→ WORK TO COMPLETE: All of the data should be output character for character, except the pictures.

→ COLLECTED DATA:
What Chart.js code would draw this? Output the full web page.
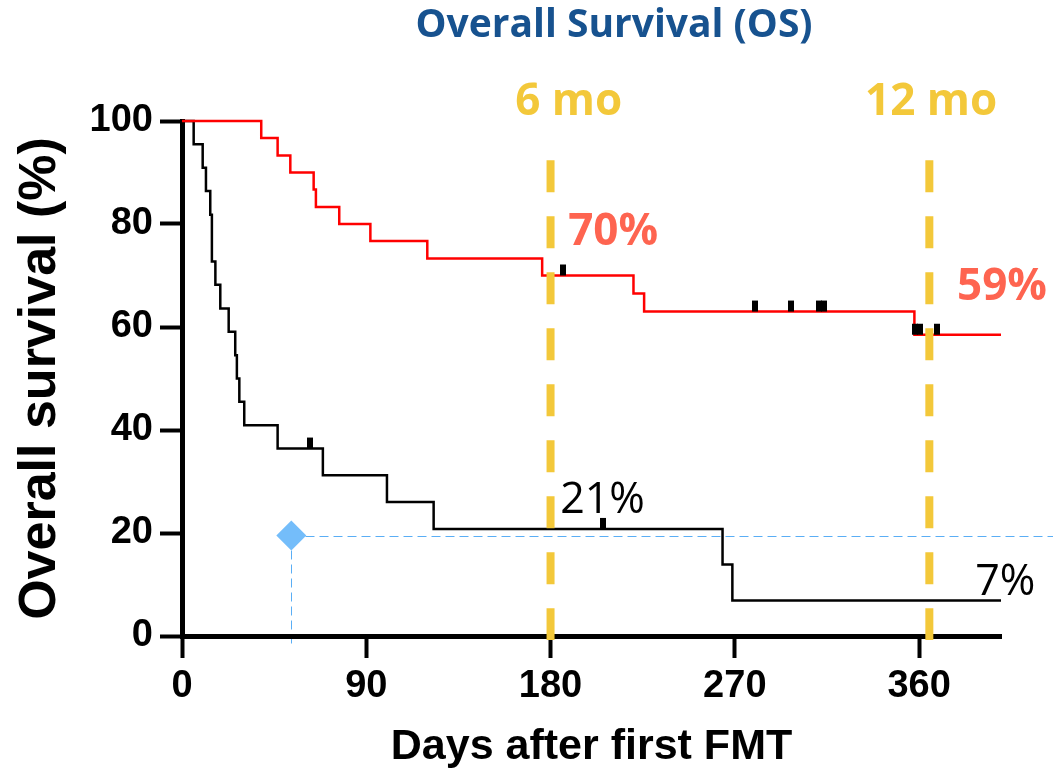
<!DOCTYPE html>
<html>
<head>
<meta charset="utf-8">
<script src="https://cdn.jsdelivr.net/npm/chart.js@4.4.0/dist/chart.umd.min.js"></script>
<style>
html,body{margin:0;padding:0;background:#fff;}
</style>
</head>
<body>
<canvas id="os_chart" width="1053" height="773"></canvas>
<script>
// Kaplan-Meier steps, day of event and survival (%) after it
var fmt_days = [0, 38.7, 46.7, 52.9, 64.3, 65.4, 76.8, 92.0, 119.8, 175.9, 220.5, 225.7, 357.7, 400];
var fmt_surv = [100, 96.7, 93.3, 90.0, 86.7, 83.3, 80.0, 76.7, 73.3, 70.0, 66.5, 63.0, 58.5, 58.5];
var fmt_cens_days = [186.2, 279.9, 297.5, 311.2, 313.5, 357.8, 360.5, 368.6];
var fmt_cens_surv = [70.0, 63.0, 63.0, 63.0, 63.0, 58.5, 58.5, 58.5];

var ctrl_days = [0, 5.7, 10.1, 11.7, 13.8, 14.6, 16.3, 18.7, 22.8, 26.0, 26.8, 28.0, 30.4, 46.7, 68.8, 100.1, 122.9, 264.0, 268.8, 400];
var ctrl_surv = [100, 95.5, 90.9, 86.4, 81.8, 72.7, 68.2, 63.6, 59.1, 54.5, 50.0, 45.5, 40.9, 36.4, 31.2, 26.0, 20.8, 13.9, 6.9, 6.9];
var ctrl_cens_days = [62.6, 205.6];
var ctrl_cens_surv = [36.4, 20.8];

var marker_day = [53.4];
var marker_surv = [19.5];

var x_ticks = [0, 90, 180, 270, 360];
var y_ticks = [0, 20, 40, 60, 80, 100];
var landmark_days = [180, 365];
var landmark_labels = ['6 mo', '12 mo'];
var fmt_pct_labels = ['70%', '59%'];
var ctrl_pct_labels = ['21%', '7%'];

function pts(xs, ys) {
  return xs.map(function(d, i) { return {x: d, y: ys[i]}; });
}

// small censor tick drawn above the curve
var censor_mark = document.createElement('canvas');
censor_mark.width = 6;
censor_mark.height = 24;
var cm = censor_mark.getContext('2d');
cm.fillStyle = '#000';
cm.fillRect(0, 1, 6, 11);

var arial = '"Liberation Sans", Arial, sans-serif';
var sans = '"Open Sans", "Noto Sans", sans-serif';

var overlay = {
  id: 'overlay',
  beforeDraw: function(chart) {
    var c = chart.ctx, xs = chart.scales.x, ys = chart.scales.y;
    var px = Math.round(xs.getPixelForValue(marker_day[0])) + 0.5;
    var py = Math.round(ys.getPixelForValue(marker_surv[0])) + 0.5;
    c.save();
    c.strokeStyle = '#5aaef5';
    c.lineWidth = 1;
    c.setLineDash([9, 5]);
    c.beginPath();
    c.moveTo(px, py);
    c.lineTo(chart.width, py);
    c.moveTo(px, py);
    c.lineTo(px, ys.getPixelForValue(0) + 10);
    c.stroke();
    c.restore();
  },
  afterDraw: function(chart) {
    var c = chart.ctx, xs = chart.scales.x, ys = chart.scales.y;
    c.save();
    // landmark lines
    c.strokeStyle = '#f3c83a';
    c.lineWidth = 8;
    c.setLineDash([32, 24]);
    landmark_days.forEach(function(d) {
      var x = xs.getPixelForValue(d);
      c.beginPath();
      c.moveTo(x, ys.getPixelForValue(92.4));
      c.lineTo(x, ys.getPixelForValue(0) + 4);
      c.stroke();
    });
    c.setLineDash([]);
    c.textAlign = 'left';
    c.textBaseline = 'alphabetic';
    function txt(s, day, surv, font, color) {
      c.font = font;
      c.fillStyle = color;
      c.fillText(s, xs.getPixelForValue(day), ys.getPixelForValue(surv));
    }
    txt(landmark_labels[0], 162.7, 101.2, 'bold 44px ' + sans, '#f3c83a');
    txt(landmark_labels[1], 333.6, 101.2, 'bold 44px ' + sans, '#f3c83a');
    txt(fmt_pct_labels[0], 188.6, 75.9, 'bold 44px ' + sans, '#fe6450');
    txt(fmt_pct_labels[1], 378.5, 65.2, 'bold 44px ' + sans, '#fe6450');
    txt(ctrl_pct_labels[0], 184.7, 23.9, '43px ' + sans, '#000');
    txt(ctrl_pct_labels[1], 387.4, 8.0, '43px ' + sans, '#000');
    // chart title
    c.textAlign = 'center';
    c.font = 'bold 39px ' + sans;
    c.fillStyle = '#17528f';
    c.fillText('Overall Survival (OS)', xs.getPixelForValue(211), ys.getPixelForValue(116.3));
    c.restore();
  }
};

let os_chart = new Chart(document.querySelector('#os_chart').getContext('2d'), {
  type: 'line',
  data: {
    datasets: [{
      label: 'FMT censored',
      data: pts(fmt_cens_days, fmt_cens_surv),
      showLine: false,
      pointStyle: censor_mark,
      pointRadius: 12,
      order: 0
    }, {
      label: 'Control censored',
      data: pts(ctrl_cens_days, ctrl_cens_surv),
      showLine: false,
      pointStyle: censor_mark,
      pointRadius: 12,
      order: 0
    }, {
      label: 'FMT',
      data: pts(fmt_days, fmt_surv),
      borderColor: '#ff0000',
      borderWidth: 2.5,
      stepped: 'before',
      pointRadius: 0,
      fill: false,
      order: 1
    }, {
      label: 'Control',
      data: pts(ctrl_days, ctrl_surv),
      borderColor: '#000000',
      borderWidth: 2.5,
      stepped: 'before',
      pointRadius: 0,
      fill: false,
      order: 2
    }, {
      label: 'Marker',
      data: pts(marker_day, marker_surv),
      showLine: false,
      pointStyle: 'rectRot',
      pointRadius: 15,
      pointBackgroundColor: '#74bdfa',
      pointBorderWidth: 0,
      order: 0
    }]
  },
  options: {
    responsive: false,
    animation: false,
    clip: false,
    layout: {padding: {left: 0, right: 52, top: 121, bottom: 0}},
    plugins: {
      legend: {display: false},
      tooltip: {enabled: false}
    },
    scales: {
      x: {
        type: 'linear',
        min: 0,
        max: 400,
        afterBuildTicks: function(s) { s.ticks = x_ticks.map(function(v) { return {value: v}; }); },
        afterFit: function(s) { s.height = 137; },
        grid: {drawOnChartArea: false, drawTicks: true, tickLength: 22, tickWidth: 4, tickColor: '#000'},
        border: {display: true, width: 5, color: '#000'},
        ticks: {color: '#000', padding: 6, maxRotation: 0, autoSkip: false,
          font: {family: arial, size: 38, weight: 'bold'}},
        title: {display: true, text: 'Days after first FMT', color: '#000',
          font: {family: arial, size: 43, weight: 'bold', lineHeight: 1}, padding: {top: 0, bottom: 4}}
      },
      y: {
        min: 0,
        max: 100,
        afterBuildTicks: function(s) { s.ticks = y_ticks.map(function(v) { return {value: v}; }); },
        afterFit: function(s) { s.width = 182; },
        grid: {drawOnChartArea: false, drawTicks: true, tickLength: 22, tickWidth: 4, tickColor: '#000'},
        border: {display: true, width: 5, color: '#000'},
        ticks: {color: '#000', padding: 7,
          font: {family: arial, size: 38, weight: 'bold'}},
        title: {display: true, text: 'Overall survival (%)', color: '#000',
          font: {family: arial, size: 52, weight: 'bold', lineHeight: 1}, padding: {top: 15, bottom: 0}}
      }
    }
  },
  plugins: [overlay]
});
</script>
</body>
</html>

→ THE COMPLETED TASK:
What Chart.js code would draw this? Output the full web page.
<!DOCTYPE html>
<html>
<head>
<meta charset="utf-8">
<script src="https://cdn.jsdelivr.net/npm/chart.js@4.4.0/dist/chart.umd.min.js"></script>
<style>
html,body{margin:0;padding:0;background:#fff;}
</style>
</head>
<body>
<canvas id="os_chart" width="1053" height="773"></canvas>
<script>
// Kaplan-Meier steps, day of event and survival (%) after it
var fmt_days = [0, 38.7, 46.7, 52.9, 64.3, 65.4, 76.8, 92.0, 119.8, 175.9, 220.5, 225.7, 357.7, 400];
var fmt_surv = [100, 96.7, 93.3, 90.0, 86.7, 83.3, 80.0, 76.7, 73.3, 70.0, 66.5, 63.0, 58.5, 58.5];
var fmt_cens_days = [186.2, 279.9, 297.5, 311.2, 313.5, 357.8, 360.5, 368.6];
var fmt_cens_surv = [70.0, 63.0, 63.0, 63.0, 63.0, 58.5, 58.5, 58.5];

var ctrl_days = [0, 5.7, 10.1, 11.7, 13.8, 14.6, 16.3, 18.7, 22.8, 26.0, 26.8, 28.0, 30.4, 46.7, 68.8, 100.1, 122.9, 264.0, 268.8, 400];
var ctrl_surv = [100, 95.5, 90.9, 86.4, 81.8, 72.7, 68.2, 63.6, 59.1, 54.5, 50.0, 45.5, 40.9, 36.4, 31.2, 26.0, 20.8, 13.9, 6.9, 6.9];
var ctrl_cens_days = [62.6, 205.6];
var ctrl_cens_surv = [36.4, 20.8];

var marker_day = [53.4];
var marker_surv = [19.5];

var x_ticks = [0, 90, 180, 270, 360];
var y_ticks = [0, 20, 40, 60, 80, 100];
var landmark_days = [180, 365];
var landmark_labels = ['6 mo', '12 mo'];
var fmt_pct_labels = ['70%', '59%'];
var ctrl_pct_labels = ['21%', '7%'];

function pts(xs, ys) {
  return xs.map(function(d, i) { return {x: d, y: ys[i]}; });
}

// small censor tick drawn above the curve
var censor_mark = document.createElement('canvas');
censor_mark.width = 6;
censor_mark.height = 24;
var cm = censor_mark.getContext('2d');
cm.fillStyle = '#000';
cm.fillRect(0, 1, 6, 11);

var arial = '"Liberation Sans", Arial, sans-serif';
var sans = '"Open Sans", "Noto Sans", sans-serif';

var overlay = {
  id: 'overlay',
  beforeDraw: function(chart) {
    var c = chart.ctx, xs = chart.scales.x, ys = chart.scales.y;
    var px = Math.round(xs.getPixelForValue(marker_day[0])) + 0.5;
    var py = Math.round(ys.getPixelForValue(marker_surv[0])) + 0.5;
    c.save();
    c.strokeStyle = '#5aaef5';
    c.lineWidth = 1;
    c.setLineDash([9, 5]);
    c.beginPath();
    c.moveTo(px, py);
    c.lineTo(chart.width, py);
    c.moveTo(px, py);
    c.lineTo(px, ys.getPixelForValue(0) + 10);
    c.stroke();
    c.restore();
  },
  afterDraw: function(chart) {
    var c = chart.ctx, xs = chart.scales.x, ys = chart.scales.y;
    c.save();
    // landmark lines
    c.strokeStyle = '#f3c83a';
    c.lineWidth = 8;
    c.setLineDash([32, 24]);
    landmark_days.forEach(function(d) {
      var x = xs.getPixelForValue(d);
      c.beginPath();
      c.moveTo(x, ys.getPixelForValue(92.4));
      c.lineTo(x, ys.getPixelForValue(0) + 4);
      c.stroke();
    });
    c.setLineDash([]);
    c.textAlign = 'left';
    c.textBaseline = 'alphabetic';
    function txt(s, day, surv, font, color) {
      c.font = font;
      c.fillStyle = color;
      c.fillText(s, xs.getPixelForValue(day), ys.getPixelForValue(surv));
    }
    txt(landmark_labels[0], 162.7, 101.2, 'bold 44px ' + sans, '#f3c83a');
    txt(landmark_labels[1], 333.6, 101.2, 'bold 44px ' + sans, '#f3c83a');
    txt(fmt_pct_labels[0], 188.6, 75.9, 'bold 44px ' + sans, '#fe6450');
    txt(fmt_pct_labels[1], 378.5, 65.2, 'bold 44px ' + sans, '#fe6450');
    txt(ctrl_pct_labels[0], 184.7, 23.9, '43px ' + sans, '#000');
    txt(ctrl_pct_labels[1], 387.4, 8.0, '43px ' + sans, '#000');
    // chart title
    c.textAlign = 'center';
    c.font = 'bold 39px ' + sans;
    c.fillStyle = '#17528f';
    c.fillText('Overall Survival (OS)', xs.getPixelForValue(211), ys.getPixelForValue(116.3));
    c.restore();
  }
};

let os_chart = new Chart(document.querySelector('#os_chart').getContext('2d'), {
  type: 'line',
  data: {
    datasets: [{
      label: 'FMT censored',
      data: pts(fmt_cens_days, fmt_cens_surv),
      showLine: false,
      pointStyle: censor_mark,
      pointRadius: 12,
      order: 0
    }, {
      label: 'Control censored',
      data: pts(ctrl_cens_days, ctrl_cens_surv),
      showLine: false,
      pointStyle: censor_mark,
      pointRadius: 12,
      order: 0
    }, {
      label: 'FMT',
      data: pts(fmt_days, fmt_surv),
      borderColor: '#ff0000',
      borderWidth: 2.5,
      stepped: 'before',
      pointRadius: 0,
      fill: false,
      order: 1
    }, {
      label: 'Control',
      data: pts(ctrl_days, ctrl_surv),
      borderColor: '#000000',
      borderWidth: 2.5,
      stepped: 'before',
      pointRadius: 0,
      fill: false,
      order: 2
    }, {
      label: 'Marker',
      data: pts(marker_day, marker_surv),
      showLine: false,
      pointStyle: 'rectRot',
      pointRadius: 15,
      pointBackgroundColor: '#74bdfa',
      pointBorderWidth: 0,
      order: 0
    }]
  },
  options: {
    responsive: false,
    animation: false,
    clip: false,
    layout: {padding: {left: 0, right: 52, top: 121, bottom: 0}},
    plugins: {
      legend: {display: false},
      tooltip: {enabled: false}
    },
    scales: {
      x: {
        type: 'linear',
        min: 0,
        max: 400,
        afterBuildTicks: function(s) { s.ticks = x_ticks.map(function(v) { return {value: v}; }); },
        afterFit: function(s) { s.height = 137; },
        grid: {drawOnChartArea: false, drawTicks: true, tickLength: 22, tickWidth: 4, tickColor: '#000'},
        border: {display: true, width: 5, color: '#000'},
        ticks: {color: '#000', padding: 6, maxRotation: 0, autoSkip: false,
          font: {family: arial, size: 38, weight: 'bold'}},
        title: {display: true, text: 'Days after first FMT', color: '#000',
          font: {family: arial, size: 43, weight: 'bold', lineHeight: 1}, padding: {top: 0, bottom: 4}}
      },
      y: {
        min: 0,
        max: 100,
        afterBuildTicks: function(s) { s.ticks = y_ticks.map(function(v) { return {value: v}; }); },
        afterFit: function(s) { s.width = 182; },
        grid: {drawOnChartArea: false, drawTicks: true, tickLength: 22, tickWidth: 4, tickColor: '#000'},
        border: {display: true, width: 5, color: '#000'},
        ticks: {color: '#000', padding: 7,
          font: {family: arial, size: 38, weight: 'bold'}},
        title: {display: true, text: 'Overall survival (%)', color: '#000',
          font: {family: arial, size: 52, weight: 'bold', lineHeight: 1}, padding: {top: 15, bottom: 0}}
      }
    }
  },
  plugins: [overlay]
});
</script>
</body>
</html>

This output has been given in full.